If you are remembering the buzz around Molycorp in 2010 and 2011, that was then. Just last month the Government Accountability Office (GAO) scolded the Defense Department because it “has not taken a comprehensive, department-wide approach to identifying which rare earths, if any, are critical to national security.” The GAO notes that the Pentagon has been “generally directed by law since at least 2011 to take actions concerning supply chain vulnerabilities for materials, such as rare earths.”

A Pentagon spokesman told Breaking Defense, “DoD disagrees with the GAO characterization that DoD has no department-wide approach for critical materials, but in the spirit of continuous improvement, the Department agrees with the recommendations in the GAO report.”

Certain of the rare earth elements have been used to manufacture lasers, among other things, but there appears to be no demand for more rare earth minerals than China can already meet, and that means private corporations are not clamoring for the minerals. Apparently the military isn’t either.


In fact, lack of demand is partly the reason that Molycorp went from a $70 stock in 2012 to a four-cent stock today. Many industrial firms that used rare earths developed substitutes for the minerals, driving prices down for the materials. Molycorp’s other big problem is that it did not have significant supplies of the really scarce ones like scandium, which still carries a price tag of $15,000 per kilogram.

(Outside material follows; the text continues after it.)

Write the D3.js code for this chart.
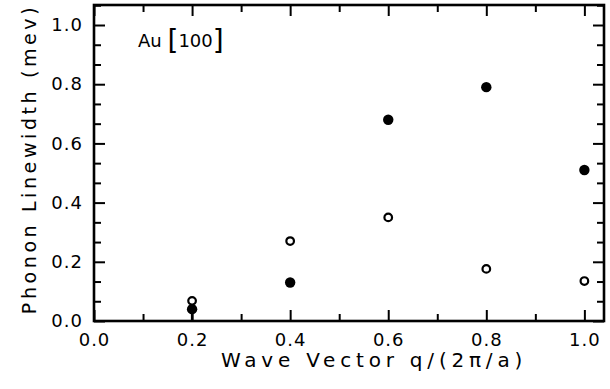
<!DOCTYPE html>
<html>
<head>
<meta charset="utf-8">
<script src="https://cdn.jsdelivr.net/npm/d3@7"></script>
<style>
  body { margin: 0; background: #fff; }
  text { font-family: "DejaVu Sans", sans-serif; fill: #000; }
</style>
</head>
<body>
<div id="chart"></div>
<script>
// data
const qValues = [0.2, 0.4, 0.6, 0.8, 1.0];
const filledWidth = [0.04, 0.13, 0.68, 0.79, 0.51];
const openWidth = [0.068, 0.27, 0.35, 0.176, 0.135];
// lower error bar on the first filled point only
const filledErrLow = [0.04, 0, 0, 0, 0];

const xMajor = [0.0, 0.2, 0.4, 0.6, 0.8, 1.0];
const xMinor = [0.1, 0.3, 0.5, 0.7, 0.9];
const yMajor = [0.0, 0.2, 0.4, 0.6, 0.8, 1.0];
const yMinor = [1, 2, 4, 5, 7, 8, 10, 11, 13, 14, 16].map(i => i / 15);

const W = 610, H = 389;
const plotLeft = 94, plotRight = 604, plotTop = 5, plotBottom = 321;

const svg = d3.select("#chart").append("svg")
    .attr("width", W)
    .attr("height", H);

const x = d3.scaleLinear().domain([0, 1.04]).range([plotLeft, plotRight]);
const y = d3.scaleLinear().domain([0, 1.0676]).range([plotBottom, plotTop]);

const fmt = d3.format(".1f");

function styleAxis(g) {
    g.select(".domain").remove();
    g.selectAll(".tick line").attr("stroke", "#000").attr("stroke-width", 2);
    g.selectAll("text").attr("font-size", 18).attr("letter-spacing", 1);
}

// frame
svg.append("rect")
    .attr("x", plotLeft)
    .attr("y", plotTop)
    .attr("width", plotRight - plotLeft)
    .attr("height", plotBottom - plotTop)
    .style("fill", "none")
    .style("stroke", "#000")
    .style("stroke-width", "2.6px");

// bottom axis
svg.append("g")
    .attr("transform", `translate(0,${plotBottom})`)
    .call(d3.axisBottom(x).tickValues(xMajor).tickSize(-11).tickPadding(12).tickFormat(fmt))
    .call(styleAxis);
svg.append("g")
    .attr("transform", `translate(0,${plotBottom})`)
    .call(d3.axisBottom(x).tickValues(xMinor).tickSize(-7).tickFormat(""))
    .call(styleAxis);
// top axis
svg.append("g")
    .attr("transform", `translate(0,${plotTop})`)
    .call(d3.axisTop(x).tickValues(xMajor).tickSize(-11).tickFormat(""))
    .call(styleAxis);
svg.append("g")
    .attr("transform", `translate(0,${plotTop})`)
    .call(d3.axisTop(x).tickValues(xMinor).tickSize(-7).tickFormat(""))
    .call(styleAxis);
// left axis
svg.append("g")
    .attr("transform", `translate(${plotLeft},0)`)
    .call(d3.axisLeft(y).tickValues(yMajor).tickSize(-11).tickPadding(11).tickFormat(fmt))
    .call(styleAxis);
svg.append("g")
    .attr("transform", `translate(${plotLeft},0)`)
    .call(d3.axisLeft(y).tickValues(yMinor).tickSize(-7).tickFormat(""))
    .call(styleAxis);
// right axis
svg.append("g")
    .attr("transform", `translate(${plotRight},0)`)
    .call(d3.axisRight(y).tickValues(yMajor).tickSize(-11).tickFormat(""))
    .call(styleAxis);
svg.append("g")
    .attr("transform", `translate(${plotRight},0)`)
    .call(d3.axisRight(y).tickValues(yMinor).tickSize(-7).tickFormat(""))
    .call(styleAxis);

// error bars (drawn as narrow rects)
const errData = qValues.map((q, i) => ({q, v: filledWidth[i], e: filledErrLow[i]})).filter(d => d.e > 0);
svg.append("g").selectAll("rect")
    .data(errData)
    .join("rect")
    .attr("x", d => x(d.q) - 1.2)
    .attr("width", 2.4)
    .attr("y", d => y(d.v))
    .attr("height", d => y(d.v - d.e) - y(d.v))
    .style("fill", "#000");

// open circles
svg.append("g").selectAll("circle")
    .data(qValues.map((q, i) => ({q, v: openWidth[i]})))
    .join("circle")
    .attr("cx", d => x(d.q))
    .attr("cy", d => y(d.v))
    .attr("r", 3.8)
    .attr("fill", "#fff")
    .attr("stroke", "#000")
    .attr("stroke-width", 2.2);

// filled circles
svg.append("g").selectAll("circle")
    .data(qValues.map((q, i) => ({q, v: filledWidth[i]})))
    .join("circle")
    .attr("cx", d => x(d.q))
    .attr("cy", d => y(d.v))
    .attr("r", 5.2)
    .attr("fill", "#000");

// label inside the plot
const lab = svg.append("text")
    .attr("x", 138)
    .attr("y", 47)
    .attr("font-size", 18);
lab.append("tspan").text("Au ");
lab.append("tspan").attr("font-size", 28).attr("dy", 3).text("[");
lab.append("tspan").attr("dy", -3).text("100");
lab.append("tspan").attr("font-size", 28).attr("dy", 3).text("]");

// axis titles
svg.append("text")
    .attr("x", 374)
    .attr("y", 367)
    .attr("text-anchor", "middle")
    .attr("font-size", 20)
    .attr("letter-spacing", 4.8)
    .text("Wave Vector  q/(2π/a)");

svg.append("text")
    .attr("transform", `translate(36,${(plotTop + plotBottom) / 2 - 4}) rotate(-90)`)
    .attr("text-anchor", "middle")
    .attr("font-size", 19)
    .attr("letter-spacing", 3.6)
    .text("Phonon  Linewidth (mev)");
</script>
</body>
</html>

A company called Texas Rare Earth Resources, which trades over-the-counter as TRER, has located a source of rare earth minerals in Hudspeth County, Texas, about 85 miles southeast of El Paso. According to a company presentation, the proposed mine site holds more than 525 million kilos of total resource (134 million kilos of measured resource), 72% of which are the more costly heavy rare earths. Dysprosium, which the company says will account for 5.9% of production and 26.5% of revenues, currently sells for $350 per kilo as a metal and $230 per kilo as an oxide. Yttrium, which sells for $35 per kilo as a metal and just $6 per kilo as an oxide, is expected to account for nearly half of production and 9.2% of revenues. Nearly a quarter of production will be light rare earths, primarily neodymium, which currently sells for $60 per kilo as a metal and $42 per kilo as an oxide.